11. Governing law and choice of forum

11.1 This Agreement shall be governed by and construed under the laws of the State of South Dakota, USA, without regard to its conflict of law provisions, as applied to agreements entered into and to be performed in South Dakota by the South Dakota residents. You agree that if you have any dispute with Lynton you will contact us in order to settle through negotiations and mutual understanding. If the solution can not be reached in negotiations you agree and hereby submit to the non-exclusive jurisdiction of the courts in the city of Sioux Falls, South Dakota.

11.2 In the event that either party brings an action to enforce this Agreement, the prevailing party shall be entitled to recover its costs and expenses, including its reasonable attorneys’ fees, incurred in connection with such an action.

12. Final Provisions

12.1 Neither party may assign this Agreement or any interest herein to any third party without the other party’s prior written consent.

12.2 This Agreement shall inure to the benefit of, and be binding upon, the parties’ respective heirs, representatives, successors and assigns.

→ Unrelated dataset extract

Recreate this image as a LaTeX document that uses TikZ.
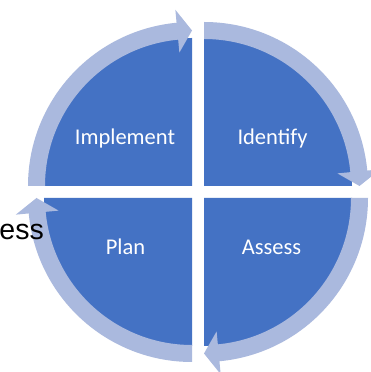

12.3 This Agreement contains the entire understanding of the parties with respect to the matters contained herein and supersedes all previous agreements and undertakings with respect thereto. This Agreement may be modified only by written agreement signed by the parties hereto.

12.4 In the event that any of the terms or provisions in this Agreement shall be held by a court of competent jurisdiction to be unenforceable, then such terms or provisions shall be construed, as nearly as possible, to reflect the intentions of the parties with the other terms and provisions remaining in full force and effect.